Even before the vote, fears of violence ran high, particularly after gunfire cut short Mr. Martelly's final campaign event in the southern city of Les Cayes on Friday. It was unclear if anyone was hurt in the shootings.
Election officials struggled to get voters their ID cards in the hours leading up to the vote. On Saturday, hundreds of Haitians clung to the gates and walls of the Petionville city hall near the capital, hoping to get an ID card.
"It's misery," said Alex St. Cyr, a 26-year-old mason who had been waiting for five days to pick up his ailing boss's ID card. "Everybody needs to vote because this is the occasion for change."
At Haiti's only official relocation camp for earthquake victims, called Camp Corail, there is only one voting booth for a camp with some 12,000 earthquake victims. A supervisor at the booth, Abner Regius, said on Saturday it has capacity for only 483 voters. But he added that the list for the 483 voters was in another town.
The rest of the camp residents were being asked to return to their old neighborhoods to vote.

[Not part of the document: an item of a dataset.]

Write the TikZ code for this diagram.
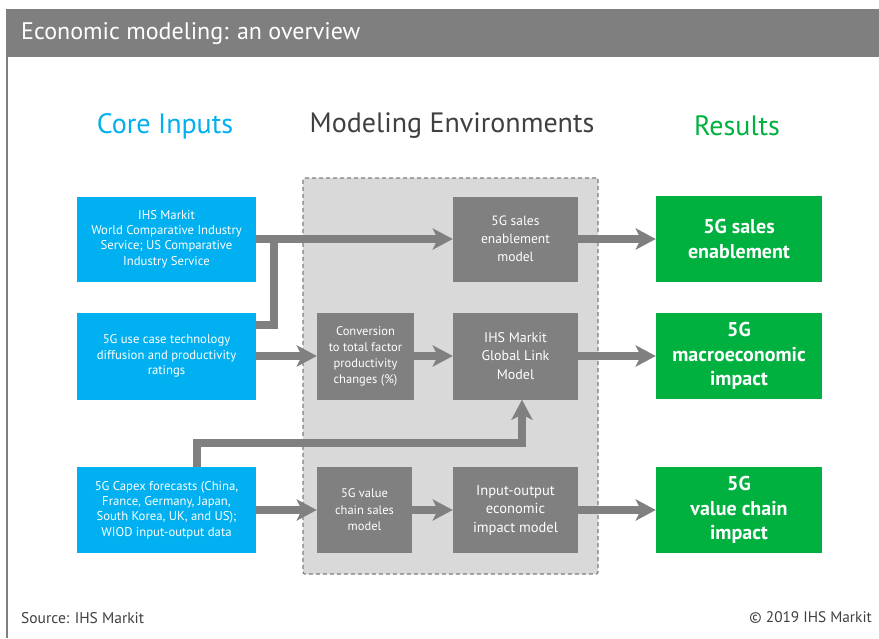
\documentclass[tikz,border=0pt]{standalone}
\usepackage{fontspec}
\setmainfont{PT Sans}
\usetikzlibrary{arrows.meta}
\definecolor{hdrgray}{HTML}{7F7F7F}
\definecolor{boxgray}{HTML}{808080}
\definecolor{envfill}{HTML}{D9D9D9}
\definecolor{inblue}{HTML}{00B0F0}
\definecolor{resgreen}{HTML}{00B140}
\definecolor{darktext}{HTML}{404040}
\begin{document}
\begin{tikzpicture}[x=1pt,y=-1pt,
  inbox/.style={fill=inblue, text=white, inner sep=0pt, minimum width=179pt, align=center, font=\fontsize{12.7}{15.3}\selectfont},
  modbox/.style={fill=boxgray, text=white, inner sep=0pt, align=center},
  resbox/.style={fill=resgreen, text=white, inner sep=0pt, minimum width=166pt, minimum height=86pt, align=center, font=\bfseries\fontsize{20}{24.5}\selectfont},
  garrow/.style={draw=boxgray, line width=8pt, -{Stealth[length=20pt,width=21pt,inset=5pt]}},
  gline/.style={draw=boxgray, line width=8pt},
  heading/.style={font=\fontsize{28}{32}\selectfont},
  envbox/.style={draw=hdrgray, fill=envfill, line width=1.2pt, dash pattern=on 4pt off 3pt, rounded corners=2pt, inner sep=0pt},
]
\useasboundingbox (0,0) rectangle (879,638);
\fill[white] (0,0) rectangle (879,638);
% header and frame
\fill[hdrgray] (6,9) rectangle (879,57);
\draw[hdrgray, line width=2pt] (7,57) -- (7,638);
\node[anchor=west, text=white, font=\fontsize{24}{28}\selectfont, inner sep=0pt] (title) at (21,33.5) {Economic modeling: an overview};
% headings
\node[heading, text=inblue] (hin) at (165,126) {Core Inputs};
\node[heading, text=darktext] (henv) at (452,126) {Modeling Environments};
\node[heading, text=resgreen] (hres) at (737,126) {Results};
% environment region
\node[envbox, minimum width=295pt, minimum height=396pt] (env) at (450.5,376) {};
% inputs
\node[inbox, minimum height=85pt] (b1) at (166.5,239) {IHS Markit\\World Comparative Industry\\Service; US Comparative\\Industry Service};
\node[inbox, minimum height=87pt] (b2) at (166.5,356) {5G use case technology\\diffusion and productivity\\ratings};
\node[inbox, minimum height=86pt] (b3) at (166.5,510) {5G Capex forecasts (China,\\France, Germany, Japan,\\South Korea, UK, and US);\\WIOD input-output data};
% models
\node[modbox, minimum width=125pt, minimum height=85pt, font=\fontsize{13.5}{18}\selectfont] (sm) at (515.5,239) {5G sales\\enablement\\model};
\node[modbox, minimum width=97pt, minimum height=87pt, font=\fontsize{12.5}{16}\selectfont] (cv) at (365.5,356) {Conversion\\to total factor\\productivity\\changes (\%)};
\node[modbox, minimum width=125pt, minimum height=87pt, font=\fontsize{14}{18.5}\selectfont] (gl) at (515.5,356) {IHS Markit\\Global Link\\Model};
\node[modbox, minimum width=95pt, minimum height=86pt, font=\fontsize{12.5}{16.5}\selectfont] (vc) at (364.5,510) {5G value\\chain sales\\model};
\node[modbox, minimum width=125pt, minimum height=86pt, font=\fontsize{14.5}{18.5}\selectfont] (io) at (515.5,510) {Input-output\\economic\\impact model};
% results
\node[resbox] (r1) at (739,239) {5G sales\\enablement};
\node[resbox] (r2) at (739,356) {5G\\macroeconomic\\impact};
\node[resbox] (r3) at (739,510) {5G\\value chain\\impact};
% connectors
\coordinate (join) at (274,239);
\draw[gline] ([yshift=-12.5pt]b2.north east) -| (join);
\draw[garrow] (b1.east) -- (sm.west);
\draw[garrow] (b2.east) -- (cv.west);
\draw[garrow] (cv.east) -- (gl.west);
\draw[garrow] ([xshift=30pt]b3.north) -- ++(0,-24) -| ([xshift=6.5pt]gl.south);
\draw[garrow] (b3.east) -- (vc.west);
\draw[garrow] (vc.east) -- (io.west);
\draw[garrow] (sm.east) -- (r1.west);
\draw[garrow] (gl.east) -- (r2.west);
\draw[garrow] (io.east) -- (r3.west);
% footer
\node[anchor=west, text=darktext, font=\fontsize{15.5}{17}\selectfont, inner sep=0pt] (src) at (21,618) {Source: IHS Markit};
\node[anchor=east, text=darktext, font=\fontsize{15.3}{17}\selectfont, inner sep=0pt] (copy) at (872,618) {© 2019 IHS Markit};
\end{tikzpicture}
\end{document}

But Fonrose Fedresse, one of the camp residents, said there is no transportation.
At Croix-des-Bouquets, north of the capital, about 100 citizens waited fruitlessly outside the regional voting center to get their ID cards.
"There were hundreds of us this morning; many were turned away. We've been here every day," said Jainvil Petersen, an accounting student who lost his ID in the earthquake.
Just then, a woman came out screaming, "They told me they to come back on Wednesday!" She was drowned out by an election official who addressed the angry crowd from behind a gate shouting through a bullhorn, "We are closing, you have to come back on Tuesday."
Inside, election official Emile Consalable seemed at wits' end. "The situation is very complicated. We're a small country. We've had so many problems. People say it's fraud; others say it's the system that's corrupt. I think everyone is stretched."